Gildan Activewear, Montreal, Quebec, Canada, recently announced its results for the three months ended Oct. 4, 2015, and updated its sales and earnings guidance for calendar year 2015.
Adjusted diluted earnings-per-share (EPS) for the third calendar quarter was in line with the company’s previous guidance. Results for the fourth calendar quarter are expected to be significantly in excess of earnings in the fourth calendar quarter of any previous year, as the company benefits from manufacturing cost reductions from its capital expenditure programs and lower cotton costs, combined with continuing top-line growth in sales revenues in both operating segments.
The company reported net earnings of $123.1 million, or $0.50 per share on a diluted basis, for the three months ended Oct. 4, 2015, on consolidated net sales of $674.5 million. This compares with net earnings of $122.7 million, or $0.50 per share on a diluted basis, on consolidated sales of $666 million for the three months ended Oct. 5, 2014.
Before reflecting, restructuring and acquisition-related costs of approximately $3.3 million after-tax in the quarter relating primarily to the integration of acquisitions, Gildan Activewear reported adjusted net earnings of $126.4 million, or $0.52 per share on a diluted basis, for the three months ended Oct. 4, 2015, up 2.9 percent and 4 percent, respectively, compared with adjusted net earnings of $122.8 million, or $0.50 per share on a diluted basis, for the same period last year.
Gildan Activewear resumed a trajectory of EPS growth in the third calendar quarter of 2015, after three quarters in which results were negatively impacted by the misalignment in the timing of lower printwear selling prices, and the benefit of lower manufacturing and cotton costs. The improved earnings performance in the third quarter reflected unit sales-volume growth and operating margin expansion.

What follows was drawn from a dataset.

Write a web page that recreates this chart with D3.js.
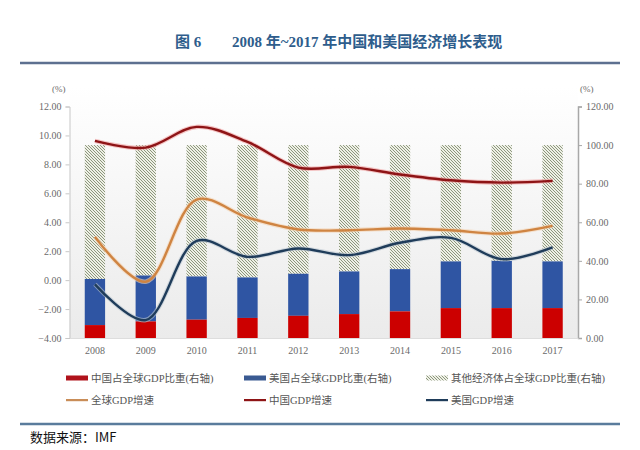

During the quarter, the company benefited from lower manufacturing costs due to savings from its investments in yarn spinning and other capital projects, lower cotton and purchased input costs, and the non-recurrence of the transitional manufacturing costs, which were incurred in 2014. Overall, higher unit sales-volumes and lower manufacturing costs in the quarter more than offset lower net selling prices and unfavorable product mix for printwear, due to the later timing of fleece shipments, and increases in selling, general and administrative, financial and income tax expenses. Consolidated net sales in the quarter were below the company’s guidance for net sales of close to $700 million, mainly as a result of lower-than-anticipated branded apparel sales, which were impacted by continuing lower-than-anticipated inventory replenishment by a major U.S. retail customer and weaker-than-anticipated demand during the back-to-school period.
Adjusted diluted EPS for the third calendar quarter of 2015 were within the company’s guidance range of adjusted diluted EPS of $0.51 to $0.53, which it provided on July 31, 2015, as the impact of lower-than-anticipated branded apparel sales was offset mainly by higher-than-projected net selling prices and more favorable product mix for printwear for the quarter compared to the company’s previous projection.
Outlook
The company is now projecting adjusted diluted EPS for the 12 months ending Jan. 3, 2016 to be in the range of $1.46 to $1.48 on projected sales of close to $2.55 billion. The company’s most recent guidance was for adjusted diluted EPS of approximately $1.50 on projected net sales of close to $2.6 billion.
Sales growth in printwear for the full calendar year is now projected to be close to 10 percent, compared to the company’s previous projection of printwear sales growth in excess of 10 percent. The projected slight reduction in printwear sales is due to unfavorable product mix in the fourth quarter as warmer seasonal weather is expected to result in lower seasonal sales of high-value fleece and long-sleeve T-shirts.
Branded apparel sales growth for the full calendar year is now expected to be approximately 12 percent, compared to previously anticipated sales growth of approximately 15 percent. The lower projected sales growth in branded apparel primarily reflects the sales shortfall in the third calendar quarter and the assumption of the continuing impact of issues with retailer inventory replenishment combined with soft retail market conditions in the fourth calendar quarter of 2015.
The company is projecting adjusted diluted EPS of $0.28 to $0.30 for the December quarter, on projected sales revenues in excess of $500 million, compared with an adjusted net loss of $0.15 per share on sales revenues of $390.6 million in the corresponding quarter of the prior year. Projected net earnings for the fourth quarter of calendar 2015 are expected to be a record for a fourth calendar quarter and up by more than 60 percent, compared to the previous record in the fourth calendar quarter of 2013. The company’s projected results for the fourth calendar quarter reflect expected continued unit-volume growth in both operating segments, including the impact of new retail program shipments in branded apparel and the impact of the acquisition of Comfort Colors.
The projected sales and earnings momentum in the fourth quarter is expected to position the company for continued earnings growth in calendar 2016, as the company expects to achieve continuing volume growth and further manufacturing cost reductions, combined with lower cotton costs. The ramp-up of the company’s new yarn-spinning facilities is on plan and the company continues to expect to achieve its projected three-year target of $100 million in annual cost savings by the end of 2017.